Álvaro Santos Pereira revelou-se «iluminado». No dia em que anunciou cortes de 1.800 milhões de euros até 2020 nas rendas excessivas pagas às produtoras de electricidade, sentenciou, ao jeito de Manuel Pinho, que «o apagão durou décadas. Agora é que se fez luz».
O dossier das rendas excessivas era (e é) explosivo, por razões políticas e económicas. É bom recordar que a primeira baixa no Governo de Pedro Passos Coelho foi precisamente por causa dos apoios e subsídios diversos de que beneficiam as eléctricas, e não só a EDP, como nos quis fazer crer Henrique Gomes. Paradoxalmente, a sua demissão contribuiu mais para a mediatização do tema do que a sua acção política, dominada por um objectivo (leia-se talvez obsessão), a de pôr António Mexia na ordem, o que quer que isto signifique. Não o conseguiu, mas deixou um legado ao Governo, e ao seu sucessor, Artur Trindade. E, implicitamente, duas perguntas, que são uma espécie de exame ao acordo ontem relevado.
A factura de electricidade vai baixar a partir de 2013? O ministro dá uma meia-resposta, a que pode tendo em conta a informação que tem à data de hoje. O aumento das tarifas seria exponencial se nada fosse feito, 5% ao ano até 2020, e o défice tarifário que é hoje de três mil milhões de euros, atingiria os cinco mil milhões.
No entanto, Álvaro Santos Pereira omite uma informação relevante para analisar o pacote de medidas ontem anunciadas, suspeito porque fazia parte da narrativa do Governo, incluindo do próprio primeiro-ministro. A partir de 2013, quem ditará a evolução das tarifas será o mercado, isto é, desde logo a evolução dos preços do petróleo, como sucede hoje na factura que pagamos de gasolina. A que se somarão os sobrecustos das chamadas rendas excessivas.
Segundo Passos Coelho, os aumentos das tarifas por causa das rendas excessivas estariam limitados a 2% ao ano e o défice tarifário ficaria a zeros em 2020. A nenhuma o ministro respondeu.
O Governo conseguiu ‘dobrar' a EDP, António Mexia e os novos accionistas chineses? A companhia foi obrigada a comunicar ao mercado e aos seus accionistas os efeitos deste plano nas suas contas. E, do que foi anunciado, as medidas com impacto no balanço da EDP limitam-se a 1% do EBITDA e a 2,5% dos lucros por acção por ano. Sabe a pouco. Talvez por isso mesmo, a China Three Gorges, que já tinha prometido esperar pelo pacote energético antes de pagar a totalidade dos 21,35% do capital da EDP, assinou o cheque na passada sexta-feira.

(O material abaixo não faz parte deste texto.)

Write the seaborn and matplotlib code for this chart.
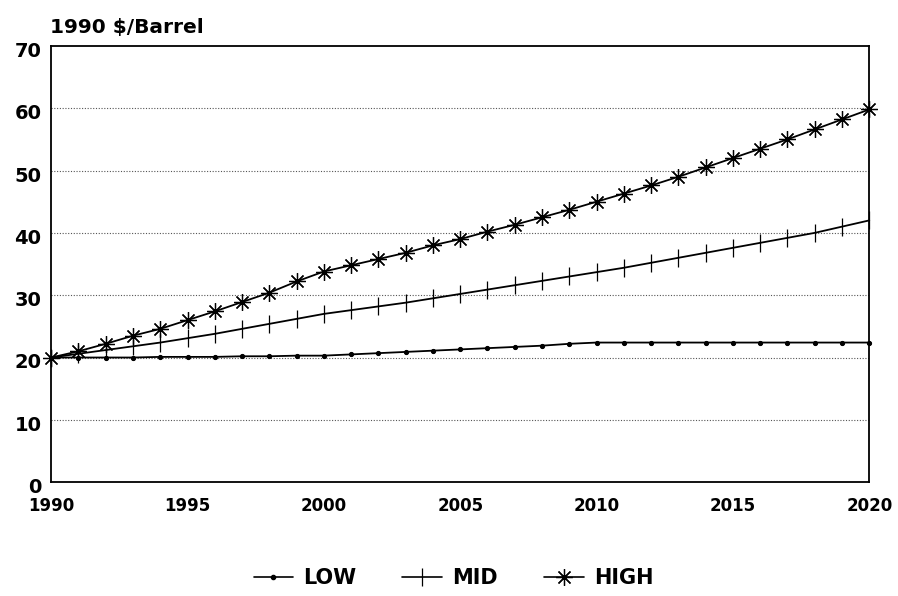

Ainda assim, os valores revelados pela própria EDP ao mercado revelam que Álvaro Santos Pereira conseguiu o equilíbrio possível, tendo em conta que no caso dos CMEC, que regulam o acordo com a empresa de Mexia, existe um contrato que teria necessariamente de ser negociado. E foi, à meia-luz.
Tudo somado, o Governo fez o que nenhum outro tinha feito. Cortar 1.800 milhões de euros de apoios às produtoras eléctricas até 2020 corresponde a poupar às famílias e às empresas o pagamento de 1.800 milhões de euros na factura de electricidade. Revela a participação das empresas neste esforço. E tem também a virtude de tornar previsível, para os consumidores e para as empresas, o quadro regulatório e tarifário nos próximos oito anos. Todos ganhamos.